SOURCE DATA:
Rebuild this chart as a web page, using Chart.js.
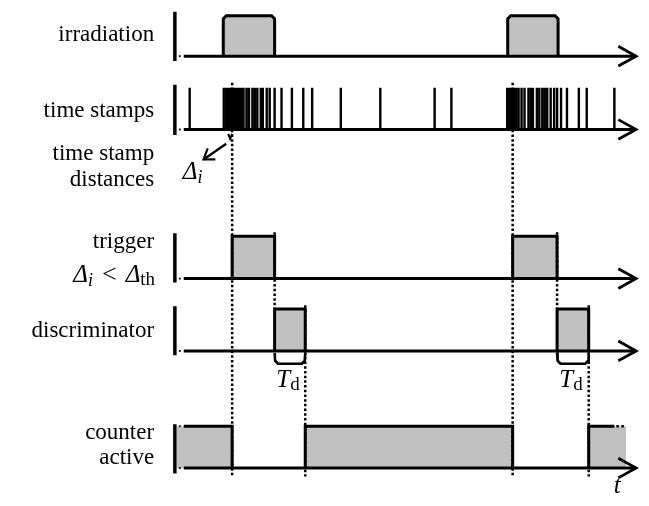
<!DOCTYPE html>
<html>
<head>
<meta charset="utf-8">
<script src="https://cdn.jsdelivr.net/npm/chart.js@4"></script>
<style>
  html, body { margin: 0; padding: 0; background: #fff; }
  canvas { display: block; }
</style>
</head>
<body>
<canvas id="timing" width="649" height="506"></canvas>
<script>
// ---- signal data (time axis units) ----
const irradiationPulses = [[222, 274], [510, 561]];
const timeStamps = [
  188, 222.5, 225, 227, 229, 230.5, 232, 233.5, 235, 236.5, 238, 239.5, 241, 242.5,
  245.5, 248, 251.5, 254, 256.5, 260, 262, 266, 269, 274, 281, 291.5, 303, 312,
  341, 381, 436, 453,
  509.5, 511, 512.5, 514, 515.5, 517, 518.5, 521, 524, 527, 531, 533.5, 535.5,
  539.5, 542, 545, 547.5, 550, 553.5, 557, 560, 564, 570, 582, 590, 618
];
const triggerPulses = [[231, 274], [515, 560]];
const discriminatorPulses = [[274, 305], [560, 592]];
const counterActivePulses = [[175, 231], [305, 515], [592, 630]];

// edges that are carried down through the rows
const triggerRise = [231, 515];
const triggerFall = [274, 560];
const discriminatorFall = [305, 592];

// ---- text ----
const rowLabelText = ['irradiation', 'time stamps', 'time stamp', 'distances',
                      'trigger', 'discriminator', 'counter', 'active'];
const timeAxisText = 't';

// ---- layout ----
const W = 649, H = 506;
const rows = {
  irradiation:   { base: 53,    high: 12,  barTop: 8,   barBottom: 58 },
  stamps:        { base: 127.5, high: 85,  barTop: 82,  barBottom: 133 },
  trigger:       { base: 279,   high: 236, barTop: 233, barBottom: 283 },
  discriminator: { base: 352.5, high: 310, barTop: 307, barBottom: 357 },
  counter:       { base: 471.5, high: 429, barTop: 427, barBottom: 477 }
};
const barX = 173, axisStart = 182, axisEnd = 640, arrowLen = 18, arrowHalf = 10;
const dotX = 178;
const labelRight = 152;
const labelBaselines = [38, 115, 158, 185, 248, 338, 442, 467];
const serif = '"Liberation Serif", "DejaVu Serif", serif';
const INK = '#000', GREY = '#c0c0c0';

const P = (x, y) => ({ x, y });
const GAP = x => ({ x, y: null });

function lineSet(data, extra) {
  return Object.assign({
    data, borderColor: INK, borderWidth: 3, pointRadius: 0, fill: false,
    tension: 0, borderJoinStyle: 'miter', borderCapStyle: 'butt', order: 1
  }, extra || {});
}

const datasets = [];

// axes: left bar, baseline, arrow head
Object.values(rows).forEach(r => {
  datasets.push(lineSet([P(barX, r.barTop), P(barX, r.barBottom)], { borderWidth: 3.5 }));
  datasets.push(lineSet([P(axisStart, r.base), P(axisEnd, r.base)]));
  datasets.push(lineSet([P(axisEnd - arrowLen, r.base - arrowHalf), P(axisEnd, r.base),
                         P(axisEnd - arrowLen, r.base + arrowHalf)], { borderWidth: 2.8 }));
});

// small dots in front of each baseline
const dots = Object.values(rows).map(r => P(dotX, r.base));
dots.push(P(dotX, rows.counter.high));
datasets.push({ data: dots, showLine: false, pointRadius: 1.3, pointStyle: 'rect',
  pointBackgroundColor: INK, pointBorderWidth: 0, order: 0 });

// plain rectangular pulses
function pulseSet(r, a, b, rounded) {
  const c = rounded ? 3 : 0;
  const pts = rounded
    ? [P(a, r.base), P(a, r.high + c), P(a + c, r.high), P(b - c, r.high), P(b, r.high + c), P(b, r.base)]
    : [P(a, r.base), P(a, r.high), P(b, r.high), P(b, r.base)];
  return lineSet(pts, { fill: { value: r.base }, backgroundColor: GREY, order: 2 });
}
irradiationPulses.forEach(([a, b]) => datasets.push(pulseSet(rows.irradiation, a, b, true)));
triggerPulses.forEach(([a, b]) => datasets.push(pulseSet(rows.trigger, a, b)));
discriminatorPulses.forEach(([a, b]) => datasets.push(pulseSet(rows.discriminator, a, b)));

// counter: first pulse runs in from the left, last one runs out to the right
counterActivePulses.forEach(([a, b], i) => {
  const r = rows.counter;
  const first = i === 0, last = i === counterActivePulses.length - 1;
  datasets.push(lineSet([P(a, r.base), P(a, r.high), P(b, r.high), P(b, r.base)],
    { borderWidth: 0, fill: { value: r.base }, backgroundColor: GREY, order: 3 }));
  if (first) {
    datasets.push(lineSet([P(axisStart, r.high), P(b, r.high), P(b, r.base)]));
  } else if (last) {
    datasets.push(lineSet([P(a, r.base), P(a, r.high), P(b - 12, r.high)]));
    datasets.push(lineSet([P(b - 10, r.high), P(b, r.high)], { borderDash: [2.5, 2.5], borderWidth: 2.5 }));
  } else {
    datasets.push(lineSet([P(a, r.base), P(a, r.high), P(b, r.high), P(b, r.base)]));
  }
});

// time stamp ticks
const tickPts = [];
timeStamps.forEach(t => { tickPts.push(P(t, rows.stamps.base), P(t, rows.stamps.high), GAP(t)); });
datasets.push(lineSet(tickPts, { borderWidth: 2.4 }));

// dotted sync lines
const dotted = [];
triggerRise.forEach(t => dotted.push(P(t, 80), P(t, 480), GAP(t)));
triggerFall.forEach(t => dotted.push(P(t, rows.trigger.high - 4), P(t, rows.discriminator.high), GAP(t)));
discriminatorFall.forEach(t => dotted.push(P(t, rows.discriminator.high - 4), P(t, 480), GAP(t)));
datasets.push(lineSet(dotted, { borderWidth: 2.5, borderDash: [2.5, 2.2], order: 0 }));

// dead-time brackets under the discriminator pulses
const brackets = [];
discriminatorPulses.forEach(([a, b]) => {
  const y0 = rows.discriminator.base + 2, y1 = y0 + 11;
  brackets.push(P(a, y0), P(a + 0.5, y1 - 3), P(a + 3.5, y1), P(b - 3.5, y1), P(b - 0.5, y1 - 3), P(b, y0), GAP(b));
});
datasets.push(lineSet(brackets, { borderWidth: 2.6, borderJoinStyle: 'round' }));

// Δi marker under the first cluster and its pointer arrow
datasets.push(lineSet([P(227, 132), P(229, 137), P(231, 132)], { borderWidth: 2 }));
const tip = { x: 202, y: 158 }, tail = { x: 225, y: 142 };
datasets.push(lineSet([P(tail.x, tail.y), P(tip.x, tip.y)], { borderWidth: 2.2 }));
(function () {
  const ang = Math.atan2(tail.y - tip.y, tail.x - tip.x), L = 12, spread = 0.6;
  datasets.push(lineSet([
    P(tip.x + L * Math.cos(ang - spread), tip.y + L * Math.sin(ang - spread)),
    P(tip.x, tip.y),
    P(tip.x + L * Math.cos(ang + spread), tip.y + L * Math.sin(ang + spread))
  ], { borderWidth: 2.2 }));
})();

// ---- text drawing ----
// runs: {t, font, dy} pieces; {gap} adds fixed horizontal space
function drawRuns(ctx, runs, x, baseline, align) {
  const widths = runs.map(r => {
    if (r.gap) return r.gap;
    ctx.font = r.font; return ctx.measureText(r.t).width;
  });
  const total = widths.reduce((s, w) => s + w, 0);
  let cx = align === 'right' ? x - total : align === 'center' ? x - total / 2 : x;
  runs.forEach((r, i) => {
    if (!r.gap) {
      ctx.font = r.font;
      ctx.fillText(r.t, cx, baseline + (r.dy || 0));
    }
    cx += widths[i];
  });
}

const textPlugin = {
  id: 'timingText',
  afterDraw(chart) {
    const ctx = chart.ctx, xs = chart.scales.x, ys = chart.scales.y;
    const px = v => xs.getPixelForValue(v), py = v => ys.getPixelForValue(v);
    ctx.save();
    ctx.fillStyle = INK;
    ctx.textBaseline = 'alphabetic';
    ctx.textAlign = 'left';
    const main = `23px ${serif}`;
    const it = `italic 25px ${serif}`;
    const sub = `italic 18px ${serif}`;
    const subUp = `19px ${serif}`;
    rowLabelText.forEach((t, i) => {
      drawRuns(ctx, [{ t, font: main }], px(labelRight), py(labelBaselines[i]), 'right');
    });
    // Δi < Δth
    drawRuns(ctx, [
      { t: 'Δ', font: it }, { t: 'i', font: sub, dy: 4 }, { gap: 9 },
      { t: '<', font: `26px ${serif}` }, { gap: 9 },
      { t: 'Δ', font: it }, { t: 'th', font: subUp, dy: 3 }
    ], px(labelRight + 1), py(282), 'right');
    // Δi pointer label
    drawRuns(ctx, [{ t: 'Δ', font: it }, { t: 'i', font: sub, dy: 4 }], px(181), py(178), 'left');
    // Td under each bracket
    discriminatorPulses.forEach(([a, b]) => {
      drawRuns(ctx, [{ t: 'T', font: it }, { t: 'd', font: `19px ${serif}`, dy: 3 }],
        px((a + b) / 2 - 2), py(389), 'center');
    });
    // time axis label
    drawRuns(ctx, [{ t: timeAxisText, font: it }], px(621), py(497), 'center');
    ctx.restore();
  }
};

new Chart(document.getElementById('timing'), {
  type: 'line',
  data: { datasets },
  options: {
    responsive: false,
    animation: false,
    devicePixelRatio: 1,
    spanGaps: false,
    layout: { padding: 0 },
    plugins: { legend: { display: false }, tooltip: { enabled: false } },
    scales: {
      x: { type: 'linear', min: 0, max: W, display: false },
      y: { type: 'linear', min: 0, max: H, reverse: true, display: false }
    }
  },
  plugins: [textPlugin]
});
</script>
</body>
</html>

SET TASK: Exactly as written, please give again the lines from the beginning of the listing through the line containing "const timeAxisText = 't';", inclusive, without any pictures.

TASK RESULT:
Rebuild this chart as a web page, using Chart.js.
<!DOCTYPE html>
<html>
<head>
<meta charset="utf-8">
<script src="https://cdn.jsdelivr.net/npm/chart.js@4"></script>
<style>
  html, body { margin: 0; padding: 0; background: #fff; }
  canvas { display: block; }
</style>
</head>
<body>
<canvas id="timing" width="649" height="506"></canvas>
<script>
// ---- signal data (time axis units) ----
const irradiationPulses = [[222, 274], [510, 561]];
const timeStamps = [
  188, 222.5, 225, 227, 229, 230.5, 232, 233.5, 235, 236.5, 238, 239.5, 241, 242.5,
  245.5, 248, 251.5, 254, 256.5, 260, 262, 266, 269, 274, 281, 291.5, 303, 312,
  341, 381, 436, 453,
  509.5, 511, 512.5, 514, 515.5, 517, 518.5, 521, 524, 527, 531, 533.5, 535.5,
  539.5, 542, 545, 547.5, 550, 553.5, 557, 560, 564, 570, 582, 590, 618
];
const triggerPulses = [[231, 274], [515, 560]];
const discriminatorPulses = [[274, 305], [560, 592]];
const counterActivePulses = [[175, 231], [305, 515], [592, 630]];

// edges that are carried down through the rows
const triggerRise = [231, 515];
const triggerFall = [274, 560];
const discriminatorFall = [305, 592];

// ---- text ----
const rowLabelText = ['irradiation', 'time stamps', 'time stamp', 'distances',
                      'trigger', 'discriminator', 'counter', 'active'];
const timeAxisText = 't';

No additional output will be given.